Quella Bruna non più alpina (original) (raw)

2007

Abstract

Confinati in un ambito "specialistico", settoriale, sottoposti ai criteri di una falsa neutralità tecnica, i fenomeni relativi alla produzione agricola e zootecnica sono stati per troppo tempo trattati al di fuori del dibattito culturale, "desocializzati", "destoricizzati". Una condizione che non ha favorito la giusta attenzione nei loro confronti e che ha consentito, in forza della "delega" ad organismi tecnoburocratici, l'assunzione di scelte con grandi ricadute socioterritoriali, nell'interesse di precisi gruppi sociali egemoni. La storia della "Bruna non più alpina" vuole portare all'attenzione di chi è attento alla storia del territorio le implicazioni socio-territoriali della scelta di conservare o sostituire una razza fortemente radicata nella storia locale.
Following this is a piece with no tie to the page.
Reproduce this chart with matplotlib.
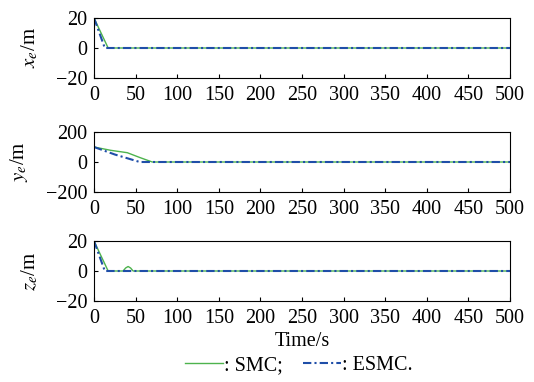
import matplotlib
matplotlib.use('Agg')
import matplotlib.pyplot as plt
import numpy as np

plt.rcParams['font.family'] = ['Liberation Serif', 'DejaVu Serif']
plt.rcParams['mathtext.fontset'] = 'stix'

# data (breakpoints, time in s)
t_x_smc = [0, 17, 500];   x_smc = [20, 0, 0]
t_x_esmc = [0, 13, 500];  x_esmc = [20, 0, 0]
t_y_smc = [0, 20, 40, 55, 70, 500];  y_smc = [100, 78, 62, 30, 0, 0]
t_y_esmc = [0, 25, 55, 500];         y_esmc = [100, 50, 0, 0]
t_z_smc = [0, 17, 35, 38, 41, 44, 47, 500]; z_smc = [20, 0, 0, 2, 3, 2, 0, 0]
t_z_esmc = [0, 13, 500];  z_esmc = [20, 0, 0]

ylabels = [r'$x_e$/m', r'$y_e$/m', r'$z_e$/m']
ylims = [(-20, 20), (-200, 200), (-20, 20)]
yticks = [[-20, 0, 20], [-200, 0, 200], [-20, 0, 20]]
series = [(t_x_smc, x_smc, t_x_esmc, x_esmc),
          (t_y_smc, y_smc, t_y_esmc, y_esmc),
          (t_z_smc, z_smc, t_z_esmc, z_esmc)]

green = '#4db34d'
blue = '#1f4ea8'
fs = 14.5

fig = plt.figure(figsize=(5.34, 3.82), dpi=100)
tops = [18, 132, 241]
h = 60
for i in range(3):
    ax = fig.add_axes([94/534, 1 - (tops[i] + h)/382, 416/534, h/382])
    ts, ys, te, ye = series[i]
    l1, = ax.plot(ts, ys, color=green, lw=1.0)
    l2, = ax.plot(te, ye, color=blue, lw=1.5, ls=(0, (4, 1.5, 1, 1.5)))
    ax.set_xlim(0, 500)
    ax.set_ylim(*ylims[i])
    ax.set_yticks(yticks[i])
    ax.set_xticks(range(0, 501, 50))
    ax.tick_params(direction='in', labelsize=fs, length=3)
    ax.tick_params(axis='x', pad=6)
    ax.tick_params(axis='y', pad=5)
    ax.set_ylabel(ylabels[i], fontsize=fs + 0.5, labelpad=11)
    if i == 2:
        ax.set_xlabel('Time/s', fontsize=fs, labelpad=3)

fig.legend([l1, l2], [': SMC;', ': ESMC.'], loc='lower center', ncol=2,
           bbox_to_anchor=(0.56, -0.03), frameon=False, fontsize=fs,
           handlelength=1.9, handletextpad=0.05, columnspacing=1.0)

fig.savefig('out.png', dpi=100)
Viene esaminato il caso della Brown swiss, nuova razza sintetica ottenuta begli Usa a fine XIX secolo a partire da un numero limitatissimo di capi di Braunvieh importati dall'Europa, insufficienti ad impedire gli effetti dell inbreeding in assenza di apporti di altre razze. Agli allevatori italiani la nuova razza venne surrettiziamente presentata come un nuovo ceppo della Bruna alpina (Bruna originale) determinando l'incrocio di sostituzione (a partire dagli anni Settanta del secolo scorso) della Bruna originale con la Brown Swiss, una razza non adatta alle condizioni della montagna e che si sarebbe dimostrata fattore di destabilizzazione dei sistemi d'alpeggio e più in generale dei sistemi zootecnici montani legati al territorio. Una destabilizzazione che, attraverso processi di concentrazione dell'allevamento e del conferimento del latte alle grandi centrali cooperative, nonché attraverso la necessità di un maggior ricorso agli input tecnici (seme congelato, mangimi, integratori) ha chiaramente favorito gli interessi industriali.